International Projects
Through alignments with other municipalities, one municipality is able to interact and
conduct exchanges with other cities in the form of information exchanges and network
formation, and such interaction need not be concerned with the national interests of the
respective countries.
Kyoto City is actively working on such international approaches. For example, Kyoto
participates in ICLEI, a council of local governments and municipalities striving for
sustainability. Also, on the date on which the Kyoto Protocol was put into effect, Kyoto
Mayor Masumoto issued a message to the mayors of more than 500 municipalities
around the world asking the municipalities to work together on global warming
countermeasures. Thus, thanks to the strong support from ICLEI and from those
municipalities that were in agreement with the efforts being made by Kyoto City, the
establishment of the World Mayors Council on Climate Change became a possibility.

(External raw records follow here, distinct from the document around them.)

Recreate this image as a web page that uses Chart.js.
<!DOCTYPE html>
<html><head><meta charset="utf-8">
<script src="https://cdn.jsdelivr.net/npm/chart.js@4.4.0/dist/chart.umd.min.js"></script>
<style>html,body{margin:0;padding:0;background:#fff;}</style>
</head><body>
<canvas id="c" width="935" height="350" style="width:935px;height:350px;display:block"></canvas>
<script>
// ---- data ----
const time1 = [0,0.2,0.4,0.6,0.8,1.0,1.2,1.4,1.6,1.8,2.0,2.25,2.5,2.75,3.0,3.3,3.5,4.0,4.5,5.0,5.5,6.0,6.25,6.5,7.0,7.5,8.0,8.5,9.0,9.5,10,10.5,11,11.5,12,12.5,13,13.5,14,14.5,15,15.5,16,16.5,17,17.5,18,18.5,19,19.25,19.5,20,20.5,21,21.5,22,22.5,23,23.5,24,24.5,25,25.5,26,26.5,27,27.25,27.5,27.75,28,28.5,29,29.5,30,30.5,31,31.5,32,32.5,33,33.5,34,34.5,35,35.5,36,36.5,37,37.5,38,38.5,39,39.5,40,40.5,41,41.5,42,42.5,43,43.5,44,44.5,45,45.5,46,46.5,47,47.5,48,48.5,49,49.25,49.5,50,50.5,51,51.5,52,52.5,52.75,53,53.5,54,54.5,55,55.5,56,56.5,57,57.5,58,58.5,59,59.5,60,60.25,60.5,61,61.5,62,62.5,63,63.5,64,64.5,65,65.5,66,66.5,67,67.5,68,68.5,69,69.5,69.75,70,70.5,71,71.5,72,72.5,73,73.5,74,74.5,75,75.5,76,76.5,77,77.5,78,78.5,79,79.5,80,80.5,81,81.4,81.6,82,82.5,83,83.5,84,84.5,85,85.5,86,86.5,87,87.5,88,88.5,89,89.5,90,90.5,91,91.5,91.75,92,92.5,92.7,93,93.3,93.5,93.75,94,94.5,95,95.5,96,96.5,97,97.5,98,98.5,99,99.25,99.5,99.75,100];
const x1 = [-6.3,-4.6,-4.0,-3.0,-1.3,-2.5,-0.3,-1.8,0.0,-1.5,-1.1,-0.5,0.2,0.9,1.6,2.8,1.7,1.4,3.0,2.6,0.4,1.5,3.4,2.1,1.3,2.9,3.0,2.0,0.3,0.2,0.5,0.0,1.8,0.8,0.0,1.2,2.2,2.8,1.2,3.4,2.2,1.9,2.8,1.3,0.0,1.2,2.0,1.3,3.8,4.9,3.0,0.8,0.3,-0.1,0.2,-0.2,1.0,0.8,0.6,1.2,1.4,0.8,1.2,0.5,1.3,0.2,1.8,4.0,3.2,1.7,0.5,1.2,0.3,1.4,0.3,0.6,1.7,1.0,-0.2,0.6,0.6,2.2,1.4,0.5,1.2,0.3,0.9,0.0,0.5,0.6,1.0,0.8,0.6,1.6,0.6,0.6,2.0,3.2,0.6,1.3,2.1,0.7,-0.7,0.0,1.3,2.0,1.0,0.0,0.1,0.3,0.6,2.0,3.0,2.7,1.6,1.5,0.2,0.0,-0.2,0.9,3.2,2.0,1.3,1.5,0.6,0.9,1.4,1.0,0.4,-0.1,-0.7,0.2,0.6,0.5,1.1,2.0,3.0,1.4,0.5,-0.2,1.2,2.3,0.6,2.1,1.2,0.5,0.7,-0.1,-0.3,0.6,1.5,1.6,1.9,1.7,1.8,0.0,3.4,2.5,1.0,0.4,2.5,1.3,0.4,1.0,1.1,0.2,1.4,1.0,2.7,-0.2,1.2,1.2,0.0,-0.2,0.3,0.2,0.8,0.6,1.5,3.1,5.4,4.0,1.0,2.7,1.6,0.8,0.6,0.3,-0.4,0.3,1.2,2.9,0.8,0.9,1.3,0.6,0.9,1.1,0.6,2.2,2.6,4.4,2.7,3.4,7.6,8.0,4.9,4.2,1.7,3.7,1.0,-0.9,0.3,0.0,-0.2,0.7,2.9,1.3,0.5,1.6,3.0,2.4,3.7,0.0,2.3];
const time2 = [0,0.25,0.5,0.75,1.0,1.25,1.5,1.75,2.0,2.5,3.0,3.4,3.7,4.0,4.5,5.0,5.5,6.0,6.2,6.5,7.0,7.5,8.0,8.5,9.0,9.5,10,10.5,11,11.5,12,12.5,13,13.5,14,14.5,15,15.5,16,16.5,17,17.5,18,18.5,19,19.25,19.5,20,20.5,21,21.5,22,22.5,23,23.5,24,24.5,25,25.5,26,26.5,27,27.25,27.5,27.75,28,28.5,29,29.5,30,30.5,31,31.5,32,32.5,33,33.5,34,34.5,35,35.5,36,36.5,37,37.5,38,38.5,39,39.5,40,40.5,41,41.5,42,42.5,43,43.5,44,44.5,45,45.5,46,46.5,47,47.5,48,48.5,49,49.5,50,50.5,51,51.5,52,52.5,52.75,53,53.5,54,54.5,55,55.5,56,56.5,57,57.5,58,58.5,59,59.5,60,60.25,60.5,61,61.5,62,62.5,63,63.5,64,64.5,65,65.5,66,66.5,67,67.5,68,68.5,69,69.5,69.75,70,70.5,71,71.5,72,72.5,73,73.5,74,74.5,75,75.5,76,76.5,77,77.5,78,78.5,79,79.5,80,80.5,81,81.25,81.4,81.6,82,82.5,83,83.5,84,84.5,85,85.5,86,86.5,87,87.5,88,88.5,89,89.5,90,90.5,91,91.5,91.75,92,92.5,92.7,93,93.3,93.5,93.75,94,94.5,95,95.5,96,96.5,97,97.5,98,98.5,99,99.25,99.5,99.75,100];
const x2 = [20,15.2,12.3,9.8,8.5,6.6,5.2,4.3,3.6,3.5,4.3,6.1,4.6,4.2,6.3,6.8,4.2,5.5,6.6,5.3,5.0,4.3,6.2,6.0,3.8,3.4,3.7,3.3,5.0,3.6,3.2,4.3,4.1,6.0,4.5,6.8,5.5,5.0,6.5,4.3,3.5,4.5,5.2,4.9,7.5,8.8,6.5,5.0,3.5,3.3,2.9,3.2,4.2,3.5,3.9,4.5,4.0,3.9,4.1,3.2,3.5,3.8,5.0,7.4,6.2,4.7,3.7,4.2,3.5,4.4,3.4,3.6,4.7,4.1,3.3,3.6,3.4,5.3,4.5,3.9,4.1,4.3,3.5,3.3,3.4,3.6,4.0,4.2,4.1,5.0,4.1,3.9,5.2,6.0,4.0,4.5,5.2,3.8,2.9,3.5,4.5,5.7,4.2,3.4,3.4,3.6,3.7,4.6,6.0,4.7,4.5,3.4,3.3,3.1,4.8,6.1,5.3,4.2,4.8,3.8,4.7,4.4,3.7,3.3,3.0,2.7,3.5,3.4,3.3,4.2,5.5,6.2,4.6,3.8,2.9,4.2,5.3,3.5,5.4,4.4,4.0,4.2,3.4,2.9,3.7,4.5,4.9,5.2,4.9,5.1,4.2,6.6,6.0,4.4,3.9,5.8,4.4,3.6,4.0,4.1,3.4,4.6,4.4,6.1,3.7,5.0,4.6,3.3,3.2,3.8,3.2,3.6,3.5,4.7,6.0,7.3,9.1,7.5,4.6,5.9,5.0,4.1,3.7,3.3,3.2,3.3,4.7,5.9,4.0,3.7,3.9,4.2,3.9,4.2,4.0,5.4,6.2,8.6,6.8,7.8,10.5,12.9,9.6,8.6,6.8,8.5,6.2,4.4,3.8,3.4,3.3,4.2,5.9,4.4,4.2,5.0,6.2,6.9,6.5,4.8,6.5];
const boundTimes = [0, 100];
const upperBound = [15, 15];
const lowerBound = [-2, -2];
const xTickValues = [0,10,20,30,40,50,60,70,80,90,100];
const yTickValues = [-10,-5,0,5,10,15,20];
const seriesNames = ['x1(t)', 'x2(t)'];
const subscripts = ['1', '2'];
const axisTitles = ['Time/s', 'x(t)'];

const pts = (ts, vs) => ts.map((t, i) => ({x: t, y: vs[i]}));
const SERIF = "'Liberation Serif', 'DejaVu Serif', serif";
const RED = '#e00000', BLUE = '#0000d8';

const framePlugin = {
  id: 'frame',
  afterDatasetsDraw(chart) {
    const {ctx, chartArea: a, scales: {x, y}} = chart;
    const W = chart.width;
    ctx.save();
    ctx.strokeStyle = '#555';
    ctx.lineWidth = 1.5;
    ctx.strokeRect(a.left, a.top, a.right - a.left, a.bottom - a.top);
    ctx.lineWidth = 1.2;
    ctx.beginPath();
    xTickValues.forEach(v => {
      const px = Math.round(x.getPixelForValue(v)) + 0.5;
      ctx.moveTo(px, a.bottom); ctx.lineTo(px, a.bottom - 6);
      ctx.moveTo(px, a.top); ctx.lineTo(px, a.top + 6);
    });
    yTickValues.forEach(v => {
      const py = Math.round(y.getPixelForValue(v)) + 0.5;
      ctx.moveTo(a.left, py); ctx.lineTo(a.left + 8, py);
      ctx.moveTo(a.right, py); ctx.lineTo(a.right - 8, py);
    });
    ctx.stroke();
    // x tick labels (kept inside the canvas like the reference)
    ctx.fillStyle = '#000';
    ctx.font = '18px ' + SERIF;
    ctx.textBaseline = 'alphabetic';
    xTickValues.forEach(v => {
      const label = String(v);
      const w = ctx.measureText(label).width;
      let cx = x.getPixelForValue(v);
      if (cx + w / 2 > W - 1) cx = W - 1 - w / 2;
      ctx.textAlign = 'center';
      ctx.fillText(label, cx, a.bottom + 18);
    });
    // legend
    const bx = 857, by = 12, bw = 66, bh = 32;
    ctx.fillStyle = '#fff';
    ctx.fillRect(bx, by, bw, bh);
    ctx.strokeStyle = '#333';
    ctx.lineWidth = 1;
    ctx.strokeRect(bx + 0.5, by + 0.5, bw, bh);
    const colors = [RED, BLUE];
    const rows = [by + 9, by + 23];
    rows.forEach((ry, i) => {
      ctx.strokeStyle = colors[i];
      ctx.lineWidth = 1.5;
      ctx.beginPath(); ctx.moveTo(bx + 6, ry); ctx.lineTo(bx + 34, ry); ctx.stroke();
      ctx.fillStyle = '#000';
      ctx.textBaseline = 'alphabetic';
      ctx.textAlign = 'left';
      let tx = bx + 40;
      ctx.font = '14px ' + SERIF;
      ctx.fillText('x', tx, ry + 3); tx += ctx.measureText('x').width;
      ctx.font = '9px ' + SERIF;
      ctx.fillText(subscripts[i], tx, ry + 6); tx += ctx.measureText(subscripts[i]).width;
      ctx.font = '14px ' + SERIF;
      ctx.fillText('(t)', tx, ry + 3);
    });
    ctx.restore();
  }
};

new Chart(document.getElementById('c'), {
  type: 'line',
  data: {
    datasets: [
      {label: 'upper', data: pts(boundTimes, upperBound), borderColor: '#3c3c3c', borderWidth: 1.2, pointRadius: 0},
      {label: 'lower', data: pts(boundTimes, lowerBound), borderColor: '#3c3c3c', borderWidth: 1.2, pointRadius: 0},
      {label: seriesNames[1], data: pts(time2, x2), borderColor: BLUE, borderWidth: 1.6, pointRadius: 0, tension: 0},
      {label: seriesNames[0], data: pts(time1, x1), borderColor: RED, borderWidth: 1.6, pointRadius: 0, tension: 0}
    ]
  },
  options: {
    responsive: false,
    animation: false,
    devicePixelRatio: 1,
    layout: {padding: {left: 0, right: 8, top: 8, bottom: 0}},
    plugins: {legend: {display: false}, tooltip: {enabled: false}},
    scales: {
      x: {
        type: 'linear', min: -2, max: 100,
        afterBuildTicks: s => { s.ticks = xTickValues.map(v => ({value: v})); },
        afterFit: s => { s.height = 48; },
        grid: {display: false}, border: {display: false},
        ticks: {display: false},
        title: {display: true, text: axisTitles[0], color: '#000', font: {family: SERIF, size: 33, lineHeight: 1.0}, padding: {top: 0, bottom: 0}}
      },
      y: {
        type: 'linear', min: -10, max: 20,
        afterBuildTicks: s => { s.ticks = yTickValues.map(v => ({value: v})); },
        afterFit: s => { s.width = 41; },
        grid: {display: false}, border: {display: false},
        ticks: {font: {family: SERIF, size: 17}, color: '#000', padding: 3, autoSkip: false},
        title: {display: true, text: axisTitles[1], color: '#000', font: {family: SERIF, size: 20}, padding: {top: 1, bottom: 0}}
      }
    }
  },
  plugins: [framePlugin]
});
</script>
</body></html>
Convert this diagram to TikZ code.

The inaugural meeting of this council was held in Montr eal, Canada, on December 5,
2005. At the meeting, it was decided that efforts would be made to strengthen tieups
between municipality leaders, to strengthen international cooperation, and to promote
the exchange of information related to climate change countermeasures at the local
level. Various appointments were also made, with the council founder Kyoto Mayor
Masumoto being named honorary chairperson, Barbel Dieckmann, Lady Mayor of Bonn,
Germany being named chairperson, and David Miller, Mayor of Toronto, Canada, being
named vice chairperson. The second general meeting of the council is scheduled to be
held in Kyoto City in February 2007. As a networked organization of the municipality
leaders of the world, an organization specializing in climate change countermeasures,
the council is expected to play a role of increasing importance in the promotion of the
formation of sustainable societies.
All of us in Kyoto City sincerely hope that all of you will participate in the second
meeting of the council.
Kyoto City as a Leading Environment City
In order to leave a global environment of rich abundance to future generations, our city
of Kyoto is working together with its residents, in the ways I have discussed, with the
goal of becoming a leading city in terms of environmental efforts, and doing what we can
to contribute to the resolution of environmental problems on a global scale.
To conclude my presentation , I extend a sincere welcome you to the City of Kyoto, the
spiritual home of the Japanese people. Thank you very much for your kind attention.